To help all young people achieve high standards will require combining an inflexible commitment to high standards with flexibility in the amount of time young people can take to meet them. This means nurturing and institutionalizing multiple pathways to readiness for postsecondary learning, including options designed to serve students with different achievement levels, different learning abilities, and different learning styles.

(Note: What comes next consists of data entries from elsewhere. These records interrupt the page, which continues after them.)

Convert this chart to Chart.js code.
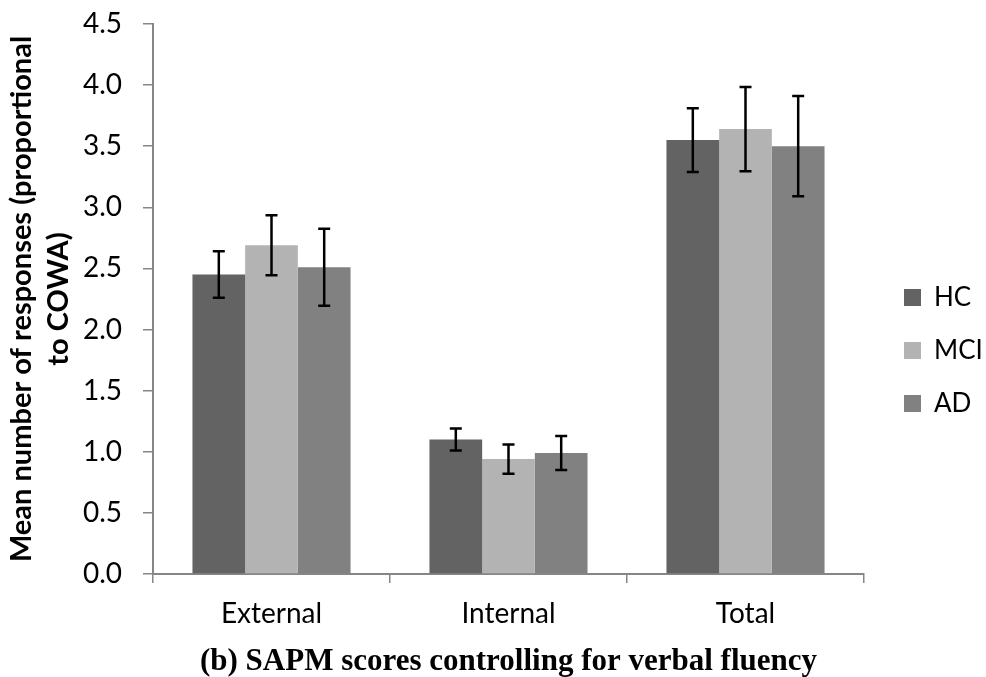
<!DOCTYPE html>
<html>
<head>
<meta charset="utf-8">
<script src="https://cdn.jsdelivr.net/npm/chart.js@4.4.1/dist/chart.umd.min.js"></script>
<style>
  html, body { margin: 0; padding: 0; background: #ffffff; }
  canvas { display: block; }
</style>
</head>
<body>
<canvas id="chart" width="986" height="677"></canvas>
<script>
// Mean responses per group, proportional to COWA
const categories = ['External', 'Internal', 'Total'];
const groupNames = ['HC', 'MCI', 'AD'];
const hcMeans  = [2.45, 1.10, 3.55];
const mciMeans = [2.69, 0.94, 3.64];
const adMeans  = [2.51, 0.99, 3.50];
// Error bar half-widths
const hcErrors  = [0.19, 0.09, 0.26];
const mciErrors = [0.245, 0.12, 0.345];
const adErrors  = [0.315, 0.14, 0.41];
// Y axis tick values
const yTickValues = [0, 0.5, 1.0, 1.5, 2.0, 2.5, 3.0, 3.5, 4.0, 4.5];

const groupColors = ['#636363', '#b3b3b3', '#818181'];
const axisColor = '#868686';
const meansByGroup = [hcMeans, mciMeans, adMeans];
const errorsByGroup = [hcErrors, mciErrors, adErrors];

// Plot frame
const PLOT_LEFT = 153, PLOT_RIGHT = 864, PLOT_TOP = 24, PLOT_BOTTOM = 574;
const CANVAS_W = 986, CANVAS_H = 677;

const errorBars = {
  id: 'errorBars',
  afterDatasetsDraw(chart) {
    const ctx = chart.ctx;
    const yScale = chart.scales.y;
    ctx.save();
    ctx.strokeStyle = '#000000';
    ctx.lineWidth = 2.5;
    chart.data.datasets.forEach((ds, i) => {
      const meta = chart.getDatasetMeta(i);
      meta.data.forEach((bar, j) => {
        const m = meansByGroup[i][j];
        const e = errorsByGroup[i][j];
        const x = bar.x;
        const yHi = yScale.getPixelForValue(m + e);
        const yLo = yScale.getPixelForValue(m - e);
        const cap = 6;
        ctx.beginPath();
        ctx.moveTo(x, yHi); ctx.lineTo(x, yLo);
        ctx.moveTo(x - cap, yHi); ctx.lineTo(x + cap, yHi);
        ctx.moveTo(x - cap, yLo); ctx.lineTo(x + cap, yLo);
        ctx.stroke();
      });
    });
    ctx.restore();
  }
};

// Legend keeps a fixed width and sits a little away from the plot
const legendPlacement = {
  id: 'legendPlacement',
  beforeLayout(chart) {
    const lg = chart.legend;
    if (lg && !lg._fixedWidth) {
      const fit = lg.fit.bind(lg);
      lg.fit = function () { fit(); this.width = CANVAS_W - PLOT_RIGHT; };
      lg._fixedWidth = true;
    }
  },
  afterLayout(chart) {
    const lg = chart.legend;
    if (!lg) return;
    const dx = 13;
    lg.left += dx; lg.right += dx;
  }
};

new Chart(document.getElementById('chart'), {
  type: 'bar',
  data: {
    labels: categories,
    datasets: groupNames.map((name, i) => ({
      label: name,
      data: meansByGroup[i],
      backgroundColor: groupColors[i],
      borderWidth: 0,
      barPercentage: 1.0,
      categoryPercentage: 0.667
    }))
  },
  options: {
    responsive: false,
    animation: false,
    devicePixelRatio: 1,
    layout: { padding: { top: PLOT_TOP, right: 0, left: 0, bottom: 0 } },
    plugins: {
      legend: {
        position: 'right',
        align: 'center',
        labels: {
          boxWidth: 17,
          boxHeight: 17,
          padding: 27,
          color: '#000000',
          font: { family: 'Lato', size: 26 }
        }
      },
      title: { display: false },
      tooltip: { enabled: false }
    },
    scales: {
      x: {
        afterFit(scale) {
          scale.height = CANVAS_H - PLOT_BOTTOM;
          scale.paddingLeft = 0; scale.paddingRight = 0;
        },
        grid: {
          offset: true,
          drawOnChartArea: false,
          drawTicks: true,
          tickLength: 9,
          color: axisColor,
          lineWidth: 1.5
        },
        border: { color: axisColor, width: 2 },
        ticks: {
          color: '#000000',
          padding: 14,
          maxRotation: 0,
          font: { family: 'Lato', size: 28 }
        },
        title: {
          display: true,
          text: '(b) SAPM scores controlling for verbal fluency',
          color: '#000000',
          font: { family: 'Liberation Serif', size: 31, weight: 'bold', lineHeight: 1.0 },
          padding: { top: 0, bottom: 0 }
        }
      },
      y: {
        min: 0,
        max: 4.5,
        afterBuildTicks(scale) {
          scale.ticks = yTickValues.map(v => ({ value: v }));
        },
        afterFit(scale) {
          scale.width = PLOT_LEFT;
          scale.paddingTop = 0; scale.paddingBottom = 0;
        },
        grid: {
          drawOnChartArea: false,
          drawTicks: true,
          tickLength: 10,
          color: axisColor,
          lineWidth: 1.5
        },
        border: { color: axisColor, width: 2 },
        ticks: {
          color: '#000000',
          padding: 21,
          font: { family: 'Lato', size: 28 },
          callback: (v) => Number(v).toFixed(1)
        },
        title: {
          display: true,
          text: ['Mean number of responses (proportional', 'to COWA)'],
          color: '#000000',
          font: { family: 'Lato', size: 29, weight: 'bold', lineHeight: 1.28 },
          padding: { top: 3, bottom: 0 }
        }
      }
    }
  },
  plugins: [errorBars, legendPlacement]
});
</script>
</body>
</html>
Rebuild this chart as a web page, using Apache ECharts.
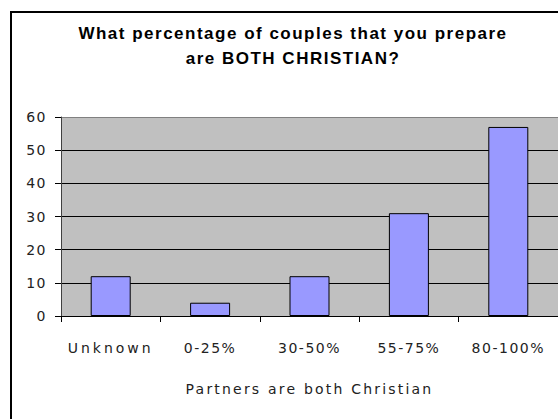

What are the implications for state education policy, from kindergarten through the Bachelor's degree? This project will examine state policy challenges and strategies and will work with selected states to implement high-leverage policy innovations.
JFF's Approach
This two-year project focuses on the issues that states need to address if they are to promote changes in high schools and communities that enable all youth to achieve at a high level. The National Governors Association Center for Best Practices, Achieve, and the National Conference of State Legislatures are JFF's partners in this effort. NGA manages the project. JFF is helping identify key policy issues and preparing an issues paper for governors and their policy advisors. In the second year, JFF will work intensively in one of the three to five states the project will select for assistance in implementing specific policy changes.
Expected Results
- Increase awareness among governors and state legislators of the need to transform high schools in order to prepare every student to succeed in postsecondary education without remediation and to continue learning in the workplace;
- Identify models that promote effective learning environments for high school-age youth, whether or not they are presently in school; and
- Develop and support governors' task forces or commissions in three to five states, with the mission of developing statewide plans for redesigning high school.